2016) (citing Cain v. Hyatt, 101 B.R. 440, 442 (E.D.Pa.1989) (“[A]fter appointment of a trustee, a Chapter 7 debtor no longer has standing to pursue a cause of action which existed at the time the Chapter 7 petition was filed. Only the trustee, as representative of the estate, has the authority to prosecute and/or settle such causes of action”)). Here, the conduct alleged in the Complaints occurred before Plaintiff filed his bankruptcy petition on June 18, 2025. Therefore, these claims and any damages arising from them are property of the estate.
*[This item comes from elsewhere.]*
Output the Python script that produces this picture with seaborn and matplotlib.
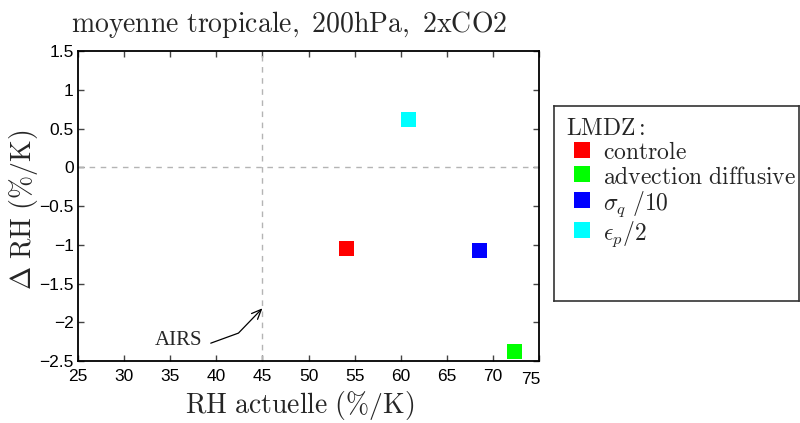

Hence, Plaintiff, as debtor and not the trustee of the bankruptcy estate, lacks standing to bring such claims. Moreover, the dismissal of the Chapter 7 bankruptcy case does not cure Plaintiff’s deficient standing as standing must exist at the time of the filing of the Complaints. Accordingly, the Complaints are DISMISSED. An appropriate order follows.
/s/ Susan D. Wigenton x SUSAN D. WIGENTON, U.S.D.J.
Orig: Clerk cc: Parties André M. Espinosa, U.S.M.J.